Several investors have notified the Financial Oversight Authority (ASF) about the fact that the law on the shut down of the Rasdaq, which was recently passed, contains "flaws", which allow issuers to avoid fulfilling their obligations to the minority shareholders, according to sources present yesterday at the debate of the draft regulation concerning the bylaws of the Rasdaq market.
According to the law concerning the Rasdaq, issuers should decide whether they are going to initiate the action towards the admission for trading on a regulated market or on an alternative trading system (ATS), within four months, in the General Shareholder Meetings, and within a year, the Rasdaq market would cease to exist.
The participants in the debate have raised the issue of companies that can choose to get listed on the ATS, from which they can get delisted without any "penalty", even though the law passed in the Parliament stipulates that the company has to grant shareholders the right to make an exit.
"The law is very badly formulated, it has lots of flaws when it comes to the protection of minority shareholders", market sources told us, and they added: "I think it's too late to make any interventions in regard to that law.
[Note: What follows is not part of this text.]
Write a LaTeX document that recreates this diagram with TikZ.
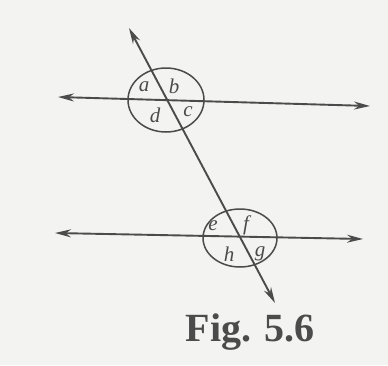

The ASF is trying to see if there is anything to salvage of that law, through the draft regulation, in order to eliminate the loopholes. But the ASF will only be able to do very little in that regard".
MAKE, the president of the "BURSA" press group, considers that the flaws alleged by the participants in the debate are "nitpicking" and represent one and the same version of the argument that has led to the creation of the illegal Rasdaq market and the one that has caused it to be kept around for 18 years, specifically the protection of minority shareholders, by allowing them to trade their shares: "In 18 years, the minority shareholders did not actually trade their shares, and the listed companies did not see the need for their presence on the stock exchange, which they were listed on against their will.
The moment one company got delisted, the status of minority shareholders would not change in any way compared to what it was before. After all, they have one year available to sell their shares on the Rasdaq market. But who would buy them? Forcing the company to compensate the minority shareholders is a whole different matter, because supply and demand do not lead to trading.
Thus, like I said, yesterday's row is artificial and obstructionist".
Some people are disappointed by the lack of reaction of the representatives of the Bucharest Stock Exchange to the law concerning the Rasdaq: "These problems impact the stock market, by harming the way it is perceived by investors. They want to create an ATS, Aero, but how are they going to attract investors, when there are problems in dismantling the Rasdaq?"
Investors have also found issues within the law pertaining to the evaluations that have to be done to determine the exit price for investors, the manner of payment and the confirmation of the payments made to shareholders.
The Association of Stock Market Investors (AIPC) recently warned that the law which dismantles the Rasdaq market does not fully cover all the situations created by the change of the legal status of the shares traded on the RASDAQ market and that the ambiguous provisions of the law can seriously affect the activity of the issuers.